Así fue ocurriendo en buena medida. La señal de salida en este sentido la dio Jean Jacques Rousseau cuando dijo: “La naturaleza ha hecho al hombre bueno y feliz; pero la sociedad lo ha convertido en depravado y miserable”. Y fue en el terreno del arte, como suele ocurrir, donde mejor encarnó ese nuevo espíritu cuyas raíces se hundían en las profundas perturbaciones que la Revolución Francesa había producido en el alma de los hombres. Así, cuando le preguntaron a Baudelaire que dónde prefería vivir, contestó: “¡En cualquier parte, con tal que sea fuera del mundo!”. Maurice de Vlaminck, pintor representativo del fauvismo, había participado, aunque desde la retaguardia, en las revueltas anarquistas que sacudieron París al final de la década de 1890, con lanzamientos de bombas y numerosos desórdenes. Unos años más tarde escribió: “Mi entusiasmo me permitía tomar todo tipo de libertades. Yo no quería seguir un modo convencional de pintar; yo quería revolucionar las costumbres y la vida contemporánea –liberar a la naturaleza, librarla de la autoridad de las viejas teorías y del clasicismo, a los que odiaba tanto como había odiado al general o al coronel de mi regimiento–. No estaba lleno ni de envidia ni de odio, pero me sentía tremendamente impulsado a recrear un mundo nuevo que había visto a través de mis propios ojos, un mundo que era enteramente mío”. André Breton, en su “Segundo Manifiesto del Surrealismo” se preguntaba con sediciosa actitud: “¿Qué pueden esperar de la experiencia surrealista aquellos que aún se preocupan del lugar que ocuparán en el mundo?”. Una pregunta que era toda una proclama en pro de la inadaptación más radical. Y Vassily Kandinsky, el iniciador del arte abstracto, llegaba a esta reflexión: “Cuando la religión, la ciencia y la moral (esta última gracias a la mano fuerte de Nietzsche) se ven zarandeadas y los puntales externos amenazan derrumbarse, el hombre aparta su vista de lo exterior y la centra en sí mismo”. Reflexión que queda complementada con esta otra que transcribió en 1912: “El artista debe ser ciego a las formas “reconocidas” o “no reconocidas”, sordo a las enseñanzas y los deseos de su tiempo. Sus ojos abiertos deben mirar hacia su vida interior y su oído prestar siempre atención a la necesidad interior”. Ortega certificó: “El artista se ha cegado para el mundo exterior y ha vuelto la pupila hacia los paisajes interiores y subjetivos”.

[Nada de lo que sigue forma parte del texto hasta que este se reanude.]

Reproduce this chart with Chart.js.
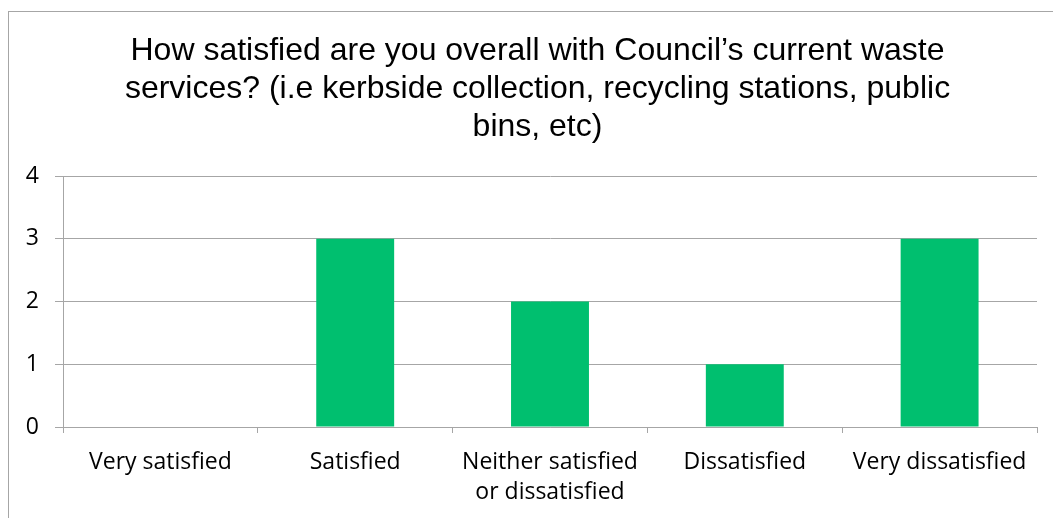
<!DOCTYPE html>
<html>
<head>
<meta charset="utf-8">
<script src="https://cdn.jsdelivr.net/npm/chart.js@4/dist/chart.umd.min.js"></script>
<style>
  html, body { margin: 0; padding: 0; background: #fff; overflow: hidden; }
  #frame {
    position: absolute; left: 8px; top: 11px; width: 2000px; height: 2000px;
    border-left: 1px solid #a6a6a6; border-top: 1px solid #a6a6a6;
  }
  #wrap { position: absolute; left: 0; top: 0; width: 1053px; height: 518px; }
</style>
</head>
<body>
<div id="frame"></div>
<div id="wrap"><canvas id="chart" width="1053" height="518"></canvas></div>
<script>
// Survey question and answers
const titleLines = [
  'How satisfied are you overall with Council\u2019s current waste',
  'services? (i.e kerbside collection, recycling stations, public',
  'bins, etc)'
];
const categories = [
  'Very satisfied',
  'Satisfied',
  ['Neither satisfied', 'or dissatisfied'],
  'Dissatisfied',
  'Very dissatisfied'
];
const responses = [0, 3, 2, 1, 3];
const yMin = 0;
const yMax = 4;
const yStep = 1;

const gridGray = '#a6a6a6';
const labelFont = { family: '"Open Sans", sans-serif', size: 23, lineHeight: 30 / 23 };

// The frame the chart sits in is wider than the window, so the title is
// centred on that frame rather than on the visible canvas.
const titleShift = {
  id: 'titleShift',
  afterLayout(chart) {
    const t = chart.titleBlock;
    if (t) { t.left += 9; t.right += 9; }
  }
};

new Chart(document.getElementById('chart'), {
  type: 'bar',
  data: {
    labels: categories,
    datasets: [{
      data: responses,
      backgroundColor: '#00bf6f',
      borderWidth: 0,
      barPercentage: 0.4,
      categoryPercentage: 1.0
    }]
  },
  plugins: [titleShift],
  options: {
    responsive: false,
    animation: false,
    events: [],
    layout: { padding: { left: 20, right: 16, top: 0, bottom: 0 } },
    plugins: {
      legend: { display: false },
      tooltip: { enabled: false },
      title: {
        display: true,
        text: titleLines,
        color: '#000',
        font: { family: '"Liberation Sans", Arial, sans-serif', size: 32, weight: 'normal', lineHeight: 38 / 32 },
        padding: { top: 32, bottom: 30 }
      }
    },
    scales: {
      x: {
        grid: {
          display: true,
          drawOnChartArea: false,
          drawTicks: true,
          tickLength: 6,
          color: gridGray,
          offset: true
        },
        border: { display: true, color: gridGray },
        ticks: {
          color: '#000',
          font: labelFont,
          padding: 14,
          maxRotation: 0,
          autoSkip: false
        },
        afterFit(scale) { scale.height = 91; }
      },
      y: {
        min: yMin,
        max: yMax,
        grid: {
          color: gridGray,
          drawTicks: true,
          tickLength: 8
        },
        border: { display: true, color: gridGray },
        ticks: {
          stepSize: yStep,
          color: '#000',
          font: labelFont,
          padding: 16
        },
        afterFit(scale) { scale.width = 43; }
      }
    }
  }
});
</script>
</body>
</html>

Precisamente Nietzsche, al que vimos que aludía Kandinsky, ya había vislumbrado lo que se venía encima: “Lo que cuento es la historia de los dos próximos siglos. Describe lo que sucederá, lo que no podrá suceder de otra manera: la llegada del nihilismo”. Incluso le dio tiempo a advertir a los artistas del profundo error en el que se iban a hundir cuando dijo: “El creador quiso apartar la vista de sí mismo, entonces creó el mundo”. Ortega y Gasset, por su parte, tuvo la perspicacia de analizar y poner nombre al tipo de individuo que este profundo malentendido estaba generando: el hombre-masa, del que dejó dicho: “El hombre que analizamos se habitúa a no apelar de sí mismo a ninguna instancia fuera de él”. Con lo que ese hombre-masa acaba arrollando a la realidad circunstante por el mero hecho de estar ahí, oponiéndose o resistiendo a sus deseos y, tal vez, caprichos. Los recientes sucesos de insurrección masiva ocurridos en Inglaterra, a los que me referí en el artículo anterior, son paradigmáticos del modo en que el hombre-masa se sitúa ante lo que le rodea.
Ya Cioran ha venido advirtiendo: “Toda sugerencia de final implica un exceso de subjetividad. La vida como tal no ocurre en el corazón. Sólo la muerte”. Y Milan Kundera apunta hacia la superación de este perverso malentendido cuyas consecuencias estamos sufriendo: “Todo el valor del ser humano se basa en la capacidad de sobresalirse, de emerger fuera de sí mismo, de ser en otro y para otro”. En el mismo sentido, y frente al hombre-masa, Ortega contraponía al hombre excelente: “El hombre selecto o excelente está constituido por una íntima necesidad de apelar de sí mismo a una norma más allá de él, superior a él, a cuyo servicio libremente se pone”. Y redondeaba sus conclusiones aún más: “Civilización es, antes que nada, voluntad de convivencia. Se es incivil y bárbaro en la medida en que no se cuente con los demás. La barbarie es tendencia a la disociación. Y así todas las épocas bárbaras han sido tiempos de desparramamiento humano, pululación de mínimos grupos separados y hostiles”. A esa barbarie hemos dedicado los artículos precedentes.
Así pues, nuestra libertad (y nuestra soledad) tiene límites: los que imponen las circunstancias y nos señala la experiencia. “Yo” no soy algo absoluto e incondicionado: yo soy yo y mi circunstancia. Cuando esto se comprenda, el mayor descubrimiento de la historia quedará completado.